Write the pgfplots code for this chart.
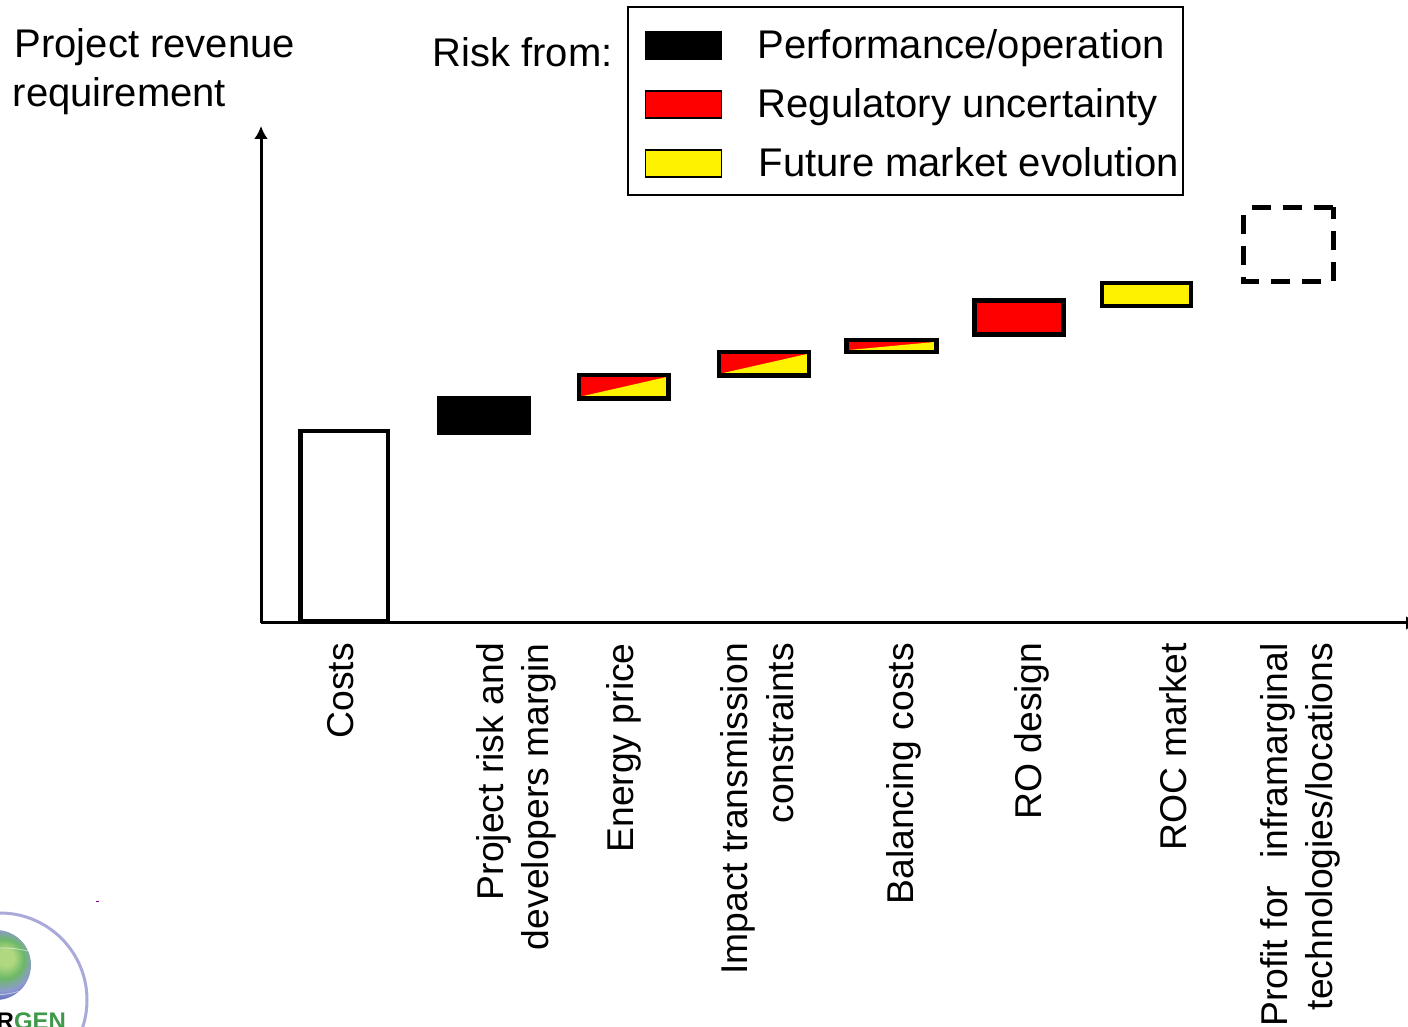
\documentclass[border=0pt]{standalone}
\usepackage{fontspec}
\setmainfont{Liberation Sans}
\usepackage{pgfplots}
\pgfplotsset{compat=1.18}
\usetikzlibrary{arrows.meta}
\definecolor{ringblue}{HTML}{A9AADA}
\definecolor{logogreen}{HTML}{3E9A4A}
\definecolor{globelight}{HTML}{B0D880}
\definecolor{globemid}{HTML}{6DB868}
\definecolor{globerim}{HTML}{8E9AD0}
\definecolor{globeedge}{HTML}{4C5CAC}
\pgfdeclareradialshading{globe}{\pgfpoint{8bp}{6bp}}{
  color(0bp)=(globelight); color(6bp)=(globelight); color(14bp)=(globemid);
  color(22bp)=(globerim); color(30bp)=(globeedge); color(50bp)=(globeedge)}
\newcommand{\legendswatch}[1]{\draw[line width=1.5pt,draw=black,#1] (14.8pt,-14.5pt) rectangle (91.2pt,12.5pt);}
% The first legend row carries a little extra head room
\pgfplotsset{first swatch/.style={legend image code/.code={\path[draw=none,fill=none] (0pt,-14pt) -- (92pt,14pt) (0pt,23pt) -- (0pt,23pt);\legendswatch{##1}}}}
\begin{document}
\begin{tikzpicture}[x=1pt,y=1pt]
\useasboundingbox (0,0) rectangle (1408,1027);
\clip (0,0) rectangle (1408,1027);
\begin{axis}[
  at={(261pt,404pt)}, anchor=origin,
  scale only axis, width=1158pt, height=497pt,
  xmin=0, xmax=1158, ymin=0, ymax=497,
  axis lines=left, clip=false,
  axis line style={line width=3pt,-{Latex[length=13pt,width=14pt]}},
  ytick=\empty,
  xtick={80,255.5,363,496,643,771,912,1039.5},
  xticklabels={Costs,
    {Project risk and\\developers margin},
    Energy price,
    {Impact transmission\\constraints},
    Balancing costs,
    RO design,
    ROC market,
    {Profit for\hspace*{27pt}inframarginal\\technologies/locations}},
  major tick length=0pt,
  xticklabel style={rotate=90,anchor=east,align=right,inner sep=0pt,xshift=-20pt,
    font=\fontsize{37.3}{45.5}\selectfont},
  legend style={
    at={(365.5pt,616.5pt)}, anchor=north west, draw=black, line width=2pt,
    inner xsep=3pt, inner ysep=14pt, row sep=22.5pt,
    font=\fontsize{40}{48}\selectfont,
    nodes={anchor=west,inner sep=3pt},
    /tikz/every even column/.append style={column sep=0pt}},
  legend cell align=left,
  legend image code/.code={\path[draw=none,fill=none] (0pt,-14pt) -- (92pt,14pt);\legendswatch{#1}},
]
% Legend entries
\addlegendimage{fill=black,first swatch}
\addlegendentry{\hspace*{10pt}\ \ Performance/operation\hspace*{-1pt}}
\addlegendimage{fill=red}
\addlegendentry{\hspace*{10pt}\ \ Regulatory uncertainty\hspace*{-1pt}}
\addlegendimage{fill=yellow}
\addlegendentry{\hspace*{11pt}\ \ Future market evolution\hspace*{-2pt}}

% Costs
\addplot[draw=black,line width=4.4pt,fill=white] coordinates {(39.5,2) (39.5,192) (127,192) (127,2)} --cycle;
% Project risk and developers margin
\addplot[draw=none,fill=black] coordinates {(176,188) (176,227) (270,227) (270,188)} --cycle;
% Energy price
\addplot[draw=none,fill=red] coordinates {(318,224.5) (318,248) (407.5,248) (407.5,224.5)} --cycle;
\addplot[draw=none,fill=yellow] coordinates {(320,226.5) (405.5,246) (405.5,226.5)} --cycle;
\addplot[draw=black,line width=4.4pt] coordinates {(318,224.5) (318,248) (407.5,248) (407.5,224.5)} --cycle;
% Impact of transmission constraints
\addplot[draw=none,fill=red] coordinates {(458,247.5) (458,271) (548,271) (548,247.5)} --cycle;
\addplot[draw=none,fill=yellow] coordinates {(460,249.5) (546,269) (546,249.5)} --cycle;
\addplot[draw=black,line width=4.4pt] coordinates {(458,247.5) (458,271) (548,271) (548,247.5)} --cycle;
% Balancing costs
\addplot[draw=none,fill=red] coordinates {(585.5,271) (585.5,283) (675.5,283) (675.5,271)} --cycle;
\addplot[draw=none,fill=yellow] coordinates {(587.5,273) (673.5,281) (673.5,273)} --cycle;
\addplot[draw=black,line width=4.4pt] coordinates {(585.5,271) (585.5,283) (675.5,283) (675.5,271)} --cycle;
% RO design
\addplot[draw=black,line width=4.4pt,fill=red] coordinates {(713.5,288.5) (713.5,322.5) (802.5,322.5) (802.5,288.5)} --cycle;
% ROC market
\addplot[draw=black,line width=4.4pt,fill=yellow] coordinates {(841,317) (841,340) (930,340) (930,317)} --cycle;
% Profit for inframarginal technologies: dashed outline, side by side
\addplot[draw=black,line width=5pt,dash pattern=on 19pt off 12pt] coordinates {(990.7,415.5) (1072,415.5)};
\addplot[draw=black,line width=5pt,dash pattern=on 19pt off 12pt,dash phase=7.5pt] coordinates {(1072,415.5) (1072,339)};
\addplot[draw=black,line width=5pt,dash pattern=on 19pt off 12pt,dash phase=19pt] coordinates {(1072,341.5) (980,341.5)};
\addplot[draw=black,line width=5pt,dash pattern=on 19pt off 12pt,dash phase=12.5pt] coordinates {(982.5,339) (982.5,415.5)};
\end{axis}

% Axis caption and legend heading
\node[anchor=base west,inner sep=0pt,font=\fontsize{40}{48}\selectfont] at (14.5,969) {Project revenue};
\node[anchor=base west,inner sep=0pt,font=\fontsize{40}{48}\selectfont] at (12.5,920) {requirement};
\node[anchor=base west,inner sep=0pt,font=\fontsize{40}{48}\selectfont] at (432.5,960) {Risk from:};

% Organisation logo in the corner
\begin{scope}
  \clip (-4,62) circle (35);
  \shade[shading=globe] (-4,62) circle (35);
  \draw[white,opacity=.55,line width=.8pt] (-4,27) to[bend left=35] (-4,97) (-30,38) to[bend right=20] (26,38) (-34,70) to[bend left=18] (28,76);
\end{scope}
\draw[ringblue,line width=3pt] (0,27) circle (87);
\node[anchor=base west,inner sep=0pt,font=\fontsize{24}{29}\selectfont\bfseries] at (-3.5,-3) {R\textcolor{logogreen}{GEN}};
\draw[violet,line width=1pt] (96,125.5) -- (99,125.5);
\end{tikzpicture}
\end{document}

_ _ _ _ _

:: EXERCISE TASK ::
Write out the whole listing exactly, and drop the pictures.

:: WORKED SOLUTION ::
Write the pgfplots code for this chart.
\documentclass[border=0pt]{standalone}
\usepackage{fontspec}
\setmainfont{Liberation Sans}
\usepackage{pgfplots}
\pgfplotsset{compat=1.18}
\usetikzlibrary{arrows.meta}
\definecolor{ringblue}{HTML}{A9AADA}
\definecolor{logogreen}{HTML}{3E9A4A}
\definecolor{globelight}{HTML}{B0D880}
\definecolor{globemid}{HTML}{6DB868}
\definecolor{globerim}{HTML}{8E9AD0}
\definecolor{globeedge}{HTML}{4C5CAC}
\pgfdeclareradialshading{globe}{\pgfpoint{8bp}{6bp}}{
  color(0bp)=(globelight); color(6bp)=(globelight); color(14bp)=(globemid);
  color(22bp)=(globerim); color(30bp)=(globeedge); color(50bp)=(globeedge)}
\newcommand{\legendswatch}[1]{\draw[line width=1.5pt,draw=black,#1] (14.8pt,-14.5pt) rectangle (91.2pt,12.5pt);}
% The first legend row carries a little extra head room
\pgfplotsset{first swatch/.style={legend image code/.code={\path[draw=none,fill=none] (0pt,-14pt) -- (92pt,14pt) (0pt,23pt) -- (0pt,23pt);\legendswatch{##1}}}}
\begin{document}
\begin{tikzpicture}[x=1pt,y=1pt]
\useasboundingbox (0,0) rectangle (1408,1027);
\clip (0,0) rectangle (1408,1027);
\begin{axis}[
  at={(261pt,404pt)}, anchor=origin,
  scale only axis, width=1158pt, height=497pt,
  xmin=0, xmax=1158, ymin=0, ymax=497,
  axis lines=left, clip=false,
  axis line style={line width=3pt,-{Latex[length=13pt,width=14pt]}},
  ytick=\empty,
  xtick={80,255.5,363,496,643,771,912,1039.5},
  xticklabels={Costs,
    {Project risk and\\developers margin},
    Energy price,
    {Impact transmission\\constraints},
    Balancing costs,
    RO design,
    ROC market,
    {Profit for\hspace*{27pt}inframarginal\\technologies/locations}},
  major tick length=0pt,
  xticklabel style={rotate=90,anchor=east,align=right,inner sep=0pt,xshift=-20pt,
    font=\fontsize{37.3}{45.5}\selectfont},
  legend style={
    at={(365.5pt,616.5pt)}, anchor=north west, draw=black, line width=2pt,
    inner xsep=3pt, inner ysep=14pt, row sep=22.5pt,
    font=\fontsize{40}{48}\selectfont,
    nodes={anchor=west,inner sep=3pt},
    /tikz/every even column/.append style={column sep=0pt}},
  legend cell align=left,
  legend image code/.code={\path[draw=none,fill=none] (0pt,-14pt) -- (92pt,14pt);\legendswatch{#1}},
]
% Legend entries
\addlegendimage{fill=black,first swatch}
\addlegendentry{\hspace*{10pt}\ \ Performance/operation\hspace*{-1pt}}
\addlegendimage{fill=red}
\addlegendentry{\hspace*{10pt}\ \ Regulatory uncertainty\hspace*{-1pt}}
\addlegendimage{fill=yellow}
\addlegendentry{\hspace*{11pt}\ \ Future market evolution\hspace*{-2pt}}

% Costs
\addplot[draw=black,line width=4.4pt,fill=white] coordinates {(39.5,2) (39.5,192) (127,192) (127,2)} --cycle;
% Project risk and developers margin
\addplot[draw=none,fill=black] coordinates {(176,188) (176,227) (270,227) (270,188)} --cycle;
% Energy price
\addplot[draw=none,fill=red] coordinates {(318,224.5) (318,248) (407.5,248) (407.5,224.5)} --cycle;
\addplot[draw=none,fill=yellow] coordinates {(320,226.5) (405.5,246) (405.5,226.5)} --cycle;
\addplot[draw=black,line width=4.4pt] coordinates {(318,224.5) (318,248) (407.5,248) (407.5,224.5)} --cycle;
% Impact of transmission constraints
\addplot[draw=none,fill=red] coordinates {(458,247.5) (458,271) (548,271) (548,247.5)} --cycle;
\addplot[draw=none,fill=yellow] coordinates {(460,249.5) (546,269) (546,249.5)} --cycle;
\addplot[draw=black,line width=4.4pt] coordinates {(458,247.5) (458,271) (548,271) (548,247.5)} --cycle;
% Balancing costs
\addplot[draw=none,fill=red] coordinates {(585.5,271) (585.5,283) (675.5,283) (675.5,271)} --cycle;
\addplot[draw=none,fill=yellow] coordinates {(587.5,273) (673.5,281) (673.5,273)} --cycle;
\addplot[draw=black,line width=4.4pt] coordinates {(585.5,271) (585.5,283) (675.5,283) (675.5,271)} --cycle;
% RO design
\addplot[draw=black,line width=4.4pt,fill=red] coordinates {(713.5,288.5) (713.5,322.5) (802.5,322.5) (802.5,288.5)} --cycle;
% ROC market
\addplot[draw=black,line width=4.4pt,fill=yellow] coordinates {(841,317) (841,340) (930,340) (930,317)} --cycle;
% Profit for inframarginal technologies: dashed outline, side by side
\addplot[draw=black,line width=5pt,dash pattern=on 19pt off 12pt] coordinates {(990.7,415.5) (1072,415.5)};
\addplot[draw=black,line width=5pt,dash pattern=on 19pt off 12pt,dash phase=7.5pt] coordinates {(1072,415.5) (1072,339)};
\addplot[draw=black,line width=5pt,dash pattern=on 19pt off 12pt,dash phase=19pt] coordinates {(1072,341.5) (980,341.5)};
\addplot[draw=black,line width=5pt,dash pattern=on 19pt off 12pt,dash phase=12.5pt] coordinates {(982.5,339) (982.5,415.5)};
\end{axis}

% Axis caption and legend heading
\node[anchor=base west,inner sep=0pt,font=\fontsize{40}{48}\selectfont] at (14.5,969) {Project revenue};
\node[anchor=base west,inner sep=0pt,font=\fontsize{40}{48}\selectfont] at (12.5,920) {requirement};
\node[anchor=base west,inner sep=0pt,font=\fontsize{40}{48}\selectfont] at (432.5,960) {Risk from:};

% Organisation logo in the corner
\begin{scope}
  \clip (-4,62) circle (35);
  \shade[shading=globe] (-4,62) circle (35);
  \draw[white,opacity=.55,line width=.8pt] (-4,27) to[bend left=35] (-4,97) (-30,38) to[bend right=20] (26,38) (-34,70) to[bend left=18] (28,76);
\end{scope}
\draw[ringblue,line width=3pt] (0,27) circle (87);
\node[anchor=base west,inner sep=0pt,font=\fontsize{24}{29}\selectfont\bfseries] at (-3.5,-3) {R\textcolor{logogreen}{GEN}};
\draw[violet,line width=1pt] (96,125.5) -- (99,125.5);
\end{tikzpicture}
\end{document}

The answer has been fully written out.